Museums in Australia are expected to become the first facilities outside Japan to repatriate the remains of Ainu people to their Hokkaido homeland.
Visiting the office of the Ainu Association of Hokkaido here, Australian Ambassador Richard Court said on June 8 the two museums are happy to return the Ainu bones that have been kept in their collections to Japan.
Court handed a document about the skeletal remains in Australia, including the names of the museums, to Kazushi Abe, vice executive director of the association.
Australian Ambassador to Japan Richard Court, left, shakes hands with Kazushi Abe, vice executive director of the Ainu Association of Hokkaido, in Sapporo on June 8 after handing over a document about Ainu remains in Australia. (Fumiko Yoshigaki)
“Basically, the museums in Australia have agreed to the return of the Ainu remains,” said Court. “The Ainu association is now to formally request their return. We really welcome this positive outcome.”
Abe expressed the association's request to return the remains.
“We will work on this project carefully to leave no grievances by gaining consent from the parties involved and considering historic and current circumstances,” he said.
Ainu people are indigenous to the northernmost parts of Japan, particularly Hokkaido. A large number of Ainu remains were exhumed mostly for anthropological reasons. Many were kept by Japanese scholars, but some were exported.
It is largely believed that they were collected without consent from their families, and Ainu descendants have been pushing the government and universities for their return and to give them proper burials.
No repatriation from overseas has been realized, and hopes are running high among Ainu and other parties involved for a historic milestone expected with Australia.

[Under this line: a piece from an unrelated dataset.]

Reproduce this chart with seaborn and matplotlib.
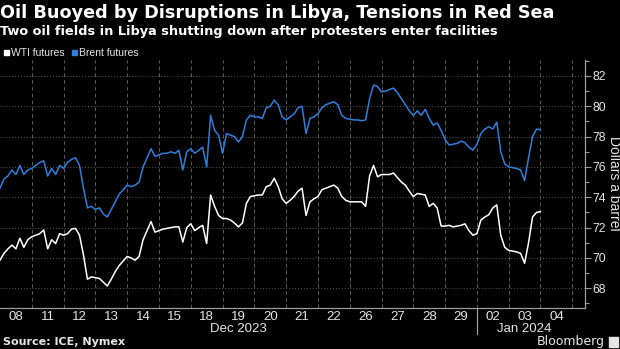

A number of Ainu remains were shipped to Australia between 1911 and 1936. The existence of three sets at two museums in the country had been confirmed to date.

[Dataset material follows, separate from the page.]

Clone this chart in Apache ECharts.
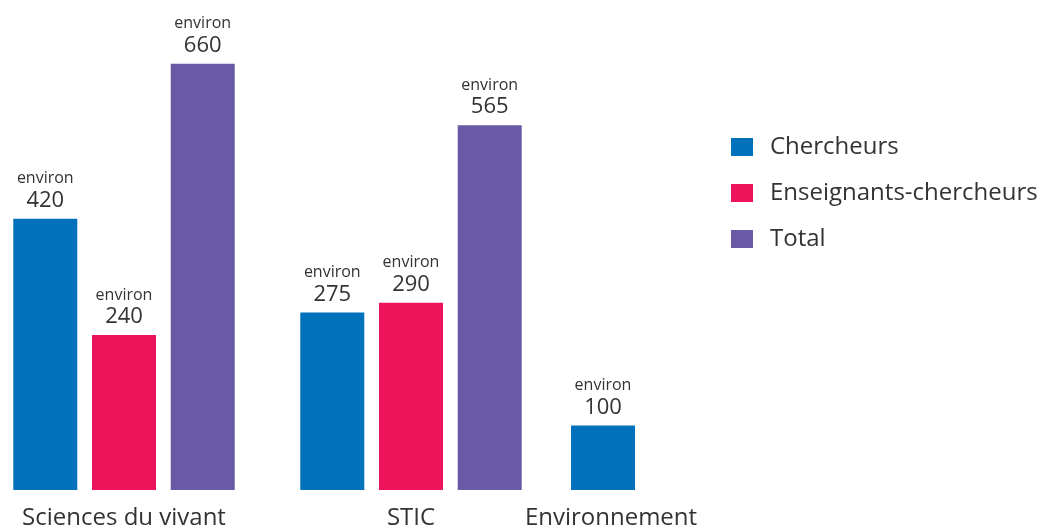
<!DOCTYPE html>
<html>
<head>
<meta charset="utf-8">
<script src="https://cdn.jsdelivr.net/npm/echarts@6/dist/echarts.min.js"></script>
<style>html,body{margin:0;padding:0;background:#fff;}#c{width:1049px;height:527px;}</style>
</head>
<body>
<div id="c"></div>
<script>
var categoriesMain = ['Sciences du vivant', 'STIC'];
var categoriesEnv = ['Environnement'];
var seriesNames = ['Chercheurs', 'Enseignants-chercheurs', 'Total'];
var chercheurs = [420, 275, 100];
var enseignants = [240, 290];
var total = [660, 565];
var labelPrefix = 'environ';

var colors = ['#0171bb', '#ee145b', '#6a5aa5'];
var FONT = '"Open Sans", sans-serif';

var chart = echarts.init(document.getElementById('c'), null, {renderer: 'canvas'});

function valueLabel() {
  return {
    show: true,
    position: 'top',
    distance: 5,
    formatter: function (p) { return '{a|' + labelPrefix + '}\n{b|' + p.value + '}'; },
    rich: {
      a: {fontFamily: FONT, fontSize: 16, color: '#333', lineHeight: 18, align: 'center'},
      b: {fontFamily: FONT, fontSize: 22, color: '#333', lineHeight: 26, align: 'center'}
    }
  };
}

function xAx(idx, data, pad) {
  return {
    type: 'category', gridIndex: idx, data: data,
    axisLine: {show: false}, axisTick: {show: false},
    axisLabel: {fontFamily: FONT, fontSize: 24, color: '#333', margin: 16, padding: pad}
  };
}
function yAx(idx) {
  return {
    type: 'value', gridIndex: idx, min: 0, max: 700,
    axisLine: {show: false}, axisTick: {show: false}, axisLabel: {show: false}, splitLine: {show: false}
  };
}

var option = {
  animation: false,
  backgroundColor: '#fff',
  legend: {
    orient: 'vertical', left: 731, top: 135, padding: 0,
    itemWidth: 22, itemHeight: 18, itemGap: 22,
    icon: 'rect',
    data: seriesNames,
    textStyle: {fontFamily: FONT, fontSize: 24, color: '#333', padding: [0, 0, 0, 12]}
  },
  grid: [
    {left: -19.5, width: 574, top: 38, bottom: 37, outerBoundsMode: 'none'},
    {left: 553, width: 100, top: 38, bottom: 37, outerBoundsMode: 'none'}
  ],
  xAxis: [xAx(0, categoriesMain, [0, 0, 0, 0]), xAx(1, categoriesEnv, [0, 0, 0, 16])],
  yAxis: [yAx(0), yAx(1)],
  series: [
    {name: seriesNames[0], type: 'bar', xAxisIndex: 0, yAxisIndex: 0, barWidth: 64, barGap: '23%',
     itemStyle: {color: colors[0]}, label: valueLabel(), data: chercheurs.slice(0, 2)},
    {name: seriesNames[1], type: 'bar', xAxisIndex: 0, yAxisIndex: 0, barWidth: 64, barGap: '23%',
     itemStyle: {color: colors[1]}, label: valueLabel(), data: enseignants},
    {name: seriesNames[2], type: 'bar', xAxisIndex: 0, yAxisIndex: 0, barWidth: 64, barGap: '23%',
     itemStyle: {color: colors[2]}, label: valueLabel(), data: total},
    {name: seriesNames[0], type: 'bar', xAxisIndex: 1, yAxisIndex: 1, barWidth: 64,
     itemStyle: {color: colors[0]}, label: valueLabel(), data: chercheurs.slice(2)}
  ]
};
chart.setOption(option);
</script>
</body>
</html>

Negotiations for the return between related parties are expected to start.
Before the visit to the Ainu association, Court met with Hokkaido Governor Harumi Takahashi in her office here on the same day.
Takahashi said to Court: “Return of the remains is a matter of human rights. I hope it goes smoothly.”

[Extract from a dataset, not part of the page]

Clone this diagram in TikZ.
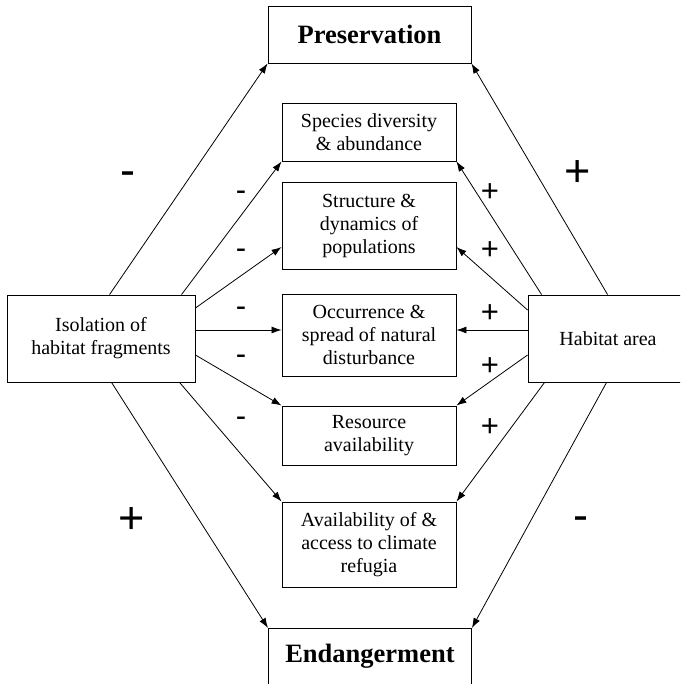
\documentclass[tikz,border=0pt]{standalone}
\usepackage{fontspec}
\setmainfont{Liberation Serif}
\newfontfamily\signfont{Liberation Sans}
\usetikzlibrary{arrows.meta,calc}
\begin{document}
\begin{tikzpicture}[x=1pt,y=-1pt,
  box/.style={draw, line width=0.9pt, align=center, inner sep=0pt, font=\fontsize{20}{23}\selectfont},
  title/.style={font=\bfseries\fontsize{26.5}{30}\selectfont},
  arr/.style={line width=0.8pt, -{Latex[length=10pt,width=7pt]}},
  sgn/.style={anchor=base, inner sep=0pt, font=\signfont\fontsize{31}{31}\selectfont},
  bigsgn/.style={anchor=base, inner sep=0pt, font=\signfont\fontsize{45}{45}\selectfont}]
\useasboundingbox (0,0) rectangle (680,684);
\clip (0,0) rectangle (680,684);
% outer boxes
\node[box, title, minimum width=203, minimum height=57] (pres) at (369.5,34.5) {Preservation};
\node[box, title, anchor=north west, minimum width=203, text height=34, text depth=40] (endg) at (268,628) {Endangerment};
\node[box, minimum width=188, minimum height=87] (iso) at (101,338.5) {Isolation of\\habitat fragments};
\node[box, minimum width=160, minimum height=87] (hab) at (608,338.5) {Habitat area};
% middle boxes
\node[box, minimum width=174, minimum height=58] (spec) at (369,132) {Species diversity\\\& abundance};
\node[box, minimum width=174, minimum height=87] (str) at (369,225.5) {Structure \&\\dynamics of\\populations};
\node[box, minimum width=174, minimum height=82] (occ) at (369,335) {Occurrence \&\\spread of natural\\disturbance};
\node[box, minimum width=174, minimum height=59] (res) at (369,435.5) {Resource\\availability};
\node[box, minimum width=174, minimum height=85] (avl) at (369,544.5) {Availability of \&\\access to climate\\refugia};
% left connectors
\draw[arr] ([xshift=103pt]iso.north west) -- (pres.south west);
\draw[arr] ([xshift=175pt]iso.north west) -- (spec.south west);
\draw[arr] ([yshift=30.5pt]iso.east) -- ([yshift=-21.5pt]str.west);
\draw[arr] ([yshift=8.5pt]iso.east) -- ([yshift=5pt]occ.west);
\draw[arr] ([yshift=-16.5pt]iso.east) -- (res.north west);
\draw[arr] ([xshift=173pt]iso.south west) -- (avl.north west);
\draw[arr] ([xshift=105pt]iso.south west) -- (endg.north west);
% right connectors
\draw[arr] ([xshift=80pt]hab.north west) -- (pres.south east);
\draw[arr] ([xshift=14pt]hab.north west) -- (spec.south east);
\draw[arr] ([yshift=28.5pt]hab.west) -- ([yshift=-21.5pt]str.east);
\draw[arr] ([yshift=8.5pt]hab.west) -- ([yshift=5pt]occ.east);
\draw[arr] ([yshift=-16.5pt]hab.west) -- (res.north east);
\draw[arr] ([xshift=17pt]hab.south west) -- (avl.north east);
\draw[arr] ([xshift=79pt]hab.south west) -- (endg.north east);
% signs
\node[bigsgn] (s1) at (128,185.4) {-};
\node[bigsgn] (s2) at (578,186.2) {+};
\node[bigsgn] (s3) at (132,533.2) {+};
\node[bigsgn] (s4) at (581,530.4) {-};
\node[sgn] (m1) at (241,200.5) {-};
\node[sgn] (m2) at (241,258.5) {-};
\node[sgn] (m3) at (241,316) {-};
\node[sgn] (m4) at (241,364) {-};
\node[sgn] (m5) at (241,426) {-};
\node[sgn] (p1) at (490,201.2) {+};
\node[sgn] (p2) at (490,259.2) {+};
\node[sgn] (p3) at (490,322.7) {+};
\node[sgn] (p4) at (490,375.2) {+};
\node[sgn] (p5) at (490,436.2) {+};
\end{tikzpicture}
\end{document}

According to the Cabinet Secretariat’s Comprehensive Ainu Policy Office, Ainu remains were exhumed mostly as specimens for research, and other than Australia, they are known to be in collections at institutes in Britain, the United States, Germany and elsewhere.
“The repatriation process with Australia will be important in making guidelines for further returns from overseas,” said Hirofumi Kato, professor of archeology at the Center for Ainu and Indigenous Studies at Hokkaido University.